Arguing with the apologist Filippone is about as useless as
arguing with Austin about the spelling of "lens".

BTW, should we call it "Photoshoplifting"?

Jerry

bdcolen wrote:

> Frank, I just don't understand how you can not 'get' this -
>
> First, Jerry Uelsman is an ART photographer - his work has less than
> nothing to do with this discussion. I would even go so far as to argue
> that his work is not photography, but that's another discussion
> entirely.
>
> What we are talking about here is a photographer who failed to get the
> powerful shot he hoped to get "constructing" that powerful shot from two
> mediocre images, and then passing off the resulting construction as a
> photo he took, rather than as an illustration he made. What he did was
> dishonest - to his editors, and to the readers of the paper. And that
> journalistic dishonesty, rather than violating some technical rule, is
> what got him fired.
>
> As you point out, photographers have long burned, dodged, and cropped -
> and that has been considered a legitimate part of the photographic
> process. Similarly, photographers burn, crop, and dodge using Photoshop.
> But in this case, there was no image to burn, dodge or crop. THE
> PHOTOGRAPHER DID NOT TAKE THE PHOTOGRAPH HE SENT TO HIS EDITORS - HE
> CONSTRUCTED IT FROM ELEMENTS FROM TWO OTHER PHOTOS. What about that
> don't you understand?
>
> I'm beginning to think that the reason you either don't get this, or
> want to argue about it, is that you are so convinced that all media, and
> all journalists, are such lying scum that you are unable to process the
> idea that there are standards, and that people get fired for violating
> them.
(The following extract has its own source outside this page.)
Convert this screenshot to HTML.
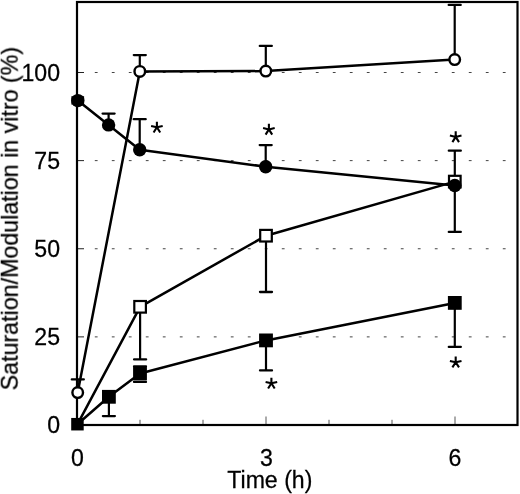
<!DOCTYPE html>
<html><head><meta charset="utf-8"><title>Chart</title>
<style>
html,body{margin:0;padding:0;background:#fff;}
body{width:520px;height:494px;overflow:hidden;font-family:"Liberation Sans",sans-serif;}
svg{display:block}
</style></head><body>
<svg width="520" height="494" viewBox="0 0 520 494">
<defs><filter id="soft" x="0" y="0" width="520" height="494" filterUnits="userSpaceOnUse"><feGaussianBlur stdDeviation="0.35"/></filter></defs>
<g filter="url(#soft)">
<rect x="0" y="0" width="520" height="494" fill="#fff"/>
<line x1="94.80" y1="336.88" x2="515.50" y2="336.88" stroke="#444" stroke-width="1" stroke-dasharray="2.8 14.2"/>
<line x1="77.00" y1="336.88" x2="84.00" y2="336.88" stroke="#222" stroke-width="1"/>
<line x1="94.80" y1="248.75" x2="515.50" y2="248.75" stroke="#444" stroke-width="1" stroke-dasharray="2.8 14.2"/>
<line x1="77.00" y1="248.75" x2="84.00" y2="248.75" stroke="#222" stroke-width="1"/>
<line x1="94.80" y1="160.62" x2="515.50" y2="160.62" stroke="#444" stroke-width="1" stroke-dasharray="2.8 14.2"/>
<line x1="77.00" y1="160.62" x2="84.00" y2="160.62" stroke="#222" stroke-width="1"/>
<line x1="94.80" y1="72.50" x2="515.50" y2="72.50" stroke="#444" stroke-width="1" stroke-dasharray="2.8 14.2"/>
<line x1="77.00" y1="72.50" x2="84.00" y2="72.50" stroke="#222" stroke-width="1"/>
<line x1="140.00" y1="425.00" x2="140.00" y2="419.80" stroke="#444" stroke-width="0.9"/>
<line x1="203.00" y1="425.00" x2="203.00" y2="419.80" stroke="#444" stroke-width="0.9"/>
<line x1="266.00" y1="425.00" x2="266.00" y2="416.50" stroke="#444" stroke-width="0.9"/>
<line x1="329.00" y1="425.00" x2="329.00" y2="419.80" stroke="#444" stroke-width="0.9"/>
<line x1="392.00" y1="425.00" x2="392.00" y2="419.80" stroke="#444" stroke-width="0.9"/>
<line x1="455.00" y1="425.00" x2="455.00" y2="416.50" stroke="#444" stroke-width="0.9"/>
<rect x="77.0" y="2.0" width="440.5" height="423.0" fill="none" stroke="#000" stroke-width="2.2"/>
<polyline fill="none" stroke="#000" stroke-width="2.50" stroke-linejoin="round" points="77.7,392.6 139.8,71.4 265.8,71.1 454.7,59.6"/>
<polyline fill="none" stroke="#000" stroke-width="2.50" stroke-linejoin="round" points="77.8,100.6 108.6,124.9 139.7,149.8 265.7,166.7 454.8,185.5"/>
<polyline fill="none" stroke="#000" stroke-width="2.50" stroke-linejoin="round" points="77.4,424.3 140.1,306.8 266.0,235.7 454.8,181.6"/>
<polyline fill="none" stroke="#000" stroke-width="2.50" stroke-linejoin="round" points="77.4,424.3 108.9,396.8 140.0,373.5 266.0,340.4 454.8,302.9"/>
<line x1="77.8" y1="392.6" x2="77.8" y2="379.4" stroke="#000" stroke-width="2.2"/>
<line x1="71.8" y1="379.4" x2="83.8" y2="379.4" stroke="#000" stroke-width="2.3" stroke-linecap="round"/>
<line x1="139.8" y1="71.4" x2="139.8" y2="55.1" stroke="#000" stroke-width="2.2"/>
<line x1="133.8" y1="55.1" x2="145.8" y2="55.1" stroke="#000" stroke-width="2.3" stroke-linecap="round"/>
<line x1="265.8" y1="71.1" x2="265.8" y2="45.9" stroke="#000" stroke-width="2.2"/>
<line x1="259.8" y1="45.9" x2="271.8" y2="45.9" stroke="#000" stroke-width="2.3" stroke-linecap="round"/>
<line x1="454.7" y1="59.6" x2="454.7" y2="4.9" stroke="#000" stroke-width="2.2"/>
<line x1="448.7" y1="4.9" x2="460.7" y2="4.9" stroke="#000" stroke-width="2.3" stroke-linecap="round"/>
<rect x="71.4" y="96.2" width="12.7" height="8.4" fill="#000"/>
<line x1="108.6" y1="124.9" x2="108.6" y2="113.6" stroke="#000" stroke-width="2.2"/>
<line x1="102.6" y1="113.6" x2="114.6" y2="113.6" stroke="#000" stroke-width="2.3" stroke-linecap="round"/>
<line x1="139.7" y1="149.8" x2="139.7" y2="119.2" stroke="#000" stroke-width="2.2"/>
<line x1="133.7" y1="119.2" x2="145.7" y2="119.2" stroke="#000" stroke-width="2.3" stroke-linecap="round"/>
<line x1="265.7" y1="166.7" x2="265.7" y2="145.1" stroke="#000" stroke-width="2.2"/>
<line x1="259.7" y1="145.1" x2="271.7" y2="145.1" stroke="#000" stroke-width="2.3" stroke-linecap="round"/>
<line x1="454.8" y1="185.0" x2="454.8" y2="150.7" stroke="#000" stroke-width="2.2"/>
<line x1="448.8" y1="150.7" x2="460.8" y2="150.7" stroke="#000" stroke-width="2.3" stroke-linecap="round"/>
<line x1="454.8" y1="185.0" x2="454.8" y2="231.9" stroke="#000" stroke-width="2.2"/>
<line x1="448.8" y1="231.9" x2="460.8" y2="231.9" stroke="#000" stroke-width="2.3" stroke-linecap="round"/>
<line x1="140.1" y1="306.8" x2="140.1" y2="359.4" stroke="#000" stroke-width="2.2"/>
<line x1="134.1" y1="359.4" x2="146.1" y2="359.4" stroke="#000" stroke-width="2.3" stroke-linecap="round"/>
<line x1="266.0" y1="235.7" x2="266.0" y2="292.0" stroke="#000" stroke-width="2.2"/>
<line x1="260.0" y1="292.0" x2="272.0" y2="292.0" stroke="#000" stroke-width="2.3" stroke-linecap="round"/>
<line x1="108.9" y1="396.8" x2="108.9" y2="416.1" stroke="#000" stroke-width="2.2"/>
<line x1="102.9" y1="416.1" x2="114.9" y2="416.1" stroke="#000" stroke-width="2.3" stroke-linecap="round"/>
<line x1="134.0" y1="366.3" x2="146.0" y2="366.3" stroke="#000" stroke-width="2.3" stroke-linecap="round"/>
<line x1="134.0" y1="381.9" x2="146.0" y2="381.9" stroke="#000" stroke-width="2.3" stroke-linecap="round"/>
<line x1="266.0" y1="340.4" x2="266.0" y2="370.4" stroke="#000" stroke-width="2.2"/>
<line x1="260.0" y1="370.4" x2="272.0" y2="370.4" stroke="#000" stroke-width="2.3" stroke-linecap="round"/>
<line x1="454.8" y1="302.9" x2="454.8" y2="346.9" stroke="#000" stroke-width="2.2"/>
<line x1="448.8" y1="346.9" x2="460.8" y2="346.9" stroke="#000" stroke-width="2.3" stroke-linecap="round"/>
<rect x="134.30" y="301.00" width="11.6" height="11.6" fill="#fff" stroke="#000" stroke-width="2.2"/>
<rect x="260.20" y="229.90" width="11.6" height="11.6" fill="#fff" stroke="#000" stroke-width="2.2"/>
<rect x="449.00" y="175.80" width="11.6" height="11.6" fill="#fff" stroke="#000" stroke-width="2.2"/>
<rect x="71.20" y="417.95" width="12.5" height="12.5" fill="#000"/>
<rect x="102.00" y="389.90" width="13.8" height="13.8" fill="#000"/>
<rect x="133.10" y="366.60" width="13.8" height="13.8" fill="#000"/>
<rect x="259.10" y="333.50" width="13.8" height="13.8" fill="#000"/>
<rect x="447.90" y="296.00" width="13.8" height="13.8" fill="#000"/>
<circle cx="77.80" cy="100.60" r="6.7" fill="#000"/>
<circle cx="108.60" cy="124.90" r="6.7" fill="#000"/>
<circle cx="139.70" cy="149.80" r="6.7" fill="#000"/>
<circle cx="265.70" cy="166.70" r="6.7" fill="#000"/>
<circle cx="454.80" cy="185.50" r="6.7" fill="#000"/>
<circle cx="77.70" cy="392.60" r="5.3" fill="#fff" stroke="#000" stroke-width="2.4"/>
<circle cx="139.80" cy="71.40" r="5.3" fill="#fff" stroke="#000" stroke-width="2.4"/>
<circle cx="265.80" cy="71.10" r="5.3" fill="#fff" stroke="#000" stroke-width="2.4"/>
<circle cx="454.70" cy="59.60" r="5.3" fill="#fff" stroke="#000" stroke-width="2.4"/>
<path d="M156.9,127.3L156.9,121.7 M156.9,127.3L151.1,126.0 M156.9,127.3L162.7,126.0 M156.9,127.3L153.6,132.5 M156.9,127.3L160.2,132.5" stroke="#000" stroke-width="2.1" fill="none"/>
<path d="M268.9,129.4L268.9,123.8 M268.9,129.4L263.1,128.1 M268.9,129.4L274.7,128.1 M268.9,129.4L265.6,134.6 M268.9,129.4L272.2,134.6" stroke="#000" stroke-width="2.1" fill="none"/>
<path d="M455.7,136.9L455.7,131.3 M455.7,136.9L449.9,135.6 M455.7,136.9L461.5,135.6 M455.7,136.9L452.4,142.1 M455.7,136.9L459.0,142.1" stroke="#000" stroke-width="2.1" fill="none"/>
<path d="M271.4,383.3L271.4,377.7 M271.4,383.3L265.6,382.0 M271.4,383.3L277.2,382.0 M271.4,383.3L268.1,388.5 M271.4,383.3L274.7,388.5" stroke="#000" stroke-width="2.1" fill="none"/>
<path d="M455.7,362.2L455.7,356.6 M455.7,362.2L449.9,360.9 M455.7,362.2L461.5,360.9 M455.7,362.2L452.4,367.4 M455.7,362.2L459.0,367.4" stroke="#000" stroke-width="2.1" fill="none"/>
<text transform="translate(60.00,433.10) scale(1,1.03)" text-anchor="end" style="font-family:'Liberation Sans',sans-serif;font-size:23.1px;fill:#000;stroke:#000;stroke-width:0.25px">0</text>
<text transform="translate(60.00,344.98) scale(1,1.03)" text-anchor="end" style="font-family:'Liberation Sans',sans-serif;font-size:23.1px;fill:#000;stroke:#000;stroke-width:0.25px">25</text>
<text transform="translate(60.00,256.85) scale(1,1.03)" text-anchor="end" style="font-family:'Liberation Sans',sans-serif;font-size:23.1px;fill:#000;stroke:#000;stroke-width:0.25px">50</text>
<text transform="translate(60.00,168.72) scale(1,1.03)" text-anchor="end" style="font-family:'Liberation Sans',sans-serif;font-size:23.1px;fill:#000;stroke:#000;stroke-width:0.25px">75</text>
<text transform="translate(60.00,80.60) scale(1,1.03)" text-anchor="end" style="font-family:'Liberation Sans',sans-serif;font-size:23.1px;fill:#000;stroke:#000;stroke-width:0.25px">100</text>
<text transform="translate(77.50,465.50) scale(1,1.03)" text-anchor="middle" style="font-family:'Liberation Sans',sans-serif;font-size:23.1px;fill:#000;stroke:#000;stroke-width:0.25px">0</text>
<text transform="translate(266.50,465.50) scale(1,1.03)" text-anchor="middle" style="font-family:'Liberation Sans',sans-serif;font-size:23.1px;fill:#000;stroke:#000;stroke-width:0.25px">3</text>
<text transform="translate(454.90,465.50) scale(1,1.03)" text-anchor="middle" style="font-family:'Liberation Sans',sans-serif;font-size:23.1px;fill:#000;stroke:#000;stroke-width:0.25px">6</text>
<text transform="translate(269.80,487.70) scale(1,1.02)" text-anchor="middle" style="font-family:'Liberation Sans',sans-serif;font-size:23.1px;fill:#000;stroke:#000;stroke-width:0.25px">Time (h)</text>
<text transform="translate(17.70,218.60) rotate(-90) scale(1,1.0)" text-anchor="middle" style="font-family:'Liberation Sans',sans-serif;font-size:23.22px;fill:#000;stroke:#000;stroke-width:0.25px">Saturation/Modulation in vitro (%)</text>
</g>
</svg>
</body></html>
And if that's the case, this discussion is pointless. ;-)
>
> B. D.
> -----Original Message-----
> From: owner-leica-users@mejac.palo-alto.ca.us
> [mailto:owner-leica-users@mejac.palo-alto.ca.us] On Behalf Of Frank
> Filippone
> Sent: Friday, April 04, 2003 12:50 PM
> To: leica-users@mejac.palo-alto.ca.us
> Subject: RE: [Leica] fired for photoshopping
>
> Ever seen Jerry Uelsman's ( sp?) work?  Pretty amazing manipulation.
>
> There are 2 issues here.... altering an image, and getting fired.  The
> getting fired part is most likely an issue of following commands from
> your boss.  I don;t see a way out of that position.  If you break a
> written rule, you deserve the consequences you get.  If that kills your
> career, ditto. You deserve the consequences you get.
>
> The altering an image, using the logic that it is perceived that images
> are "the truth"  is sort of akin to believing all you read in the paper
> because it is written down, or words spoken through the radio ( Case in
> point is the current PR being spoken by the Iraqi Information Minister
> that the US is getting nowhere in the war in Iraq) .  That position I
> find naive.  It may be that the average reader of the paper DOES indeed
> believe what he reads/sees.  That would justify the position of
> non-manipulation in some minds.  However, I can not justify why a
> written word journalist or the editorial staff of a paper can apply 2
> standards to the same paper.  ( OK BD, I give in on the advertisers
> telling the truth.. if required, there would be no advertising!)
> Cropping an image in the darkroom, cropping an image in Photoshop,
> adding/deleting elements through dodging, adding/deleting elements throu
> Photoshop...I do not see the difference.
>
> In the "old days", did the photojournalists actually submit printed
> photos to their editors, or did they submit FILM, from which the editors
> woould select images, cropping, etc?  Could this be the basis for the
> double standard?
>
> I do like the idea that altered images be so marked, and maybe, given
> the abilities the papers' have through the Internet, they could posst
> all 3 images, so the reader could make his own conclusion about the
> "story" the picture tells.
>
> Frank Filippone
> red735i@earthlink.net
>
> To do nothing in Photoshop
> that he wouldn't do in a wet darkroom.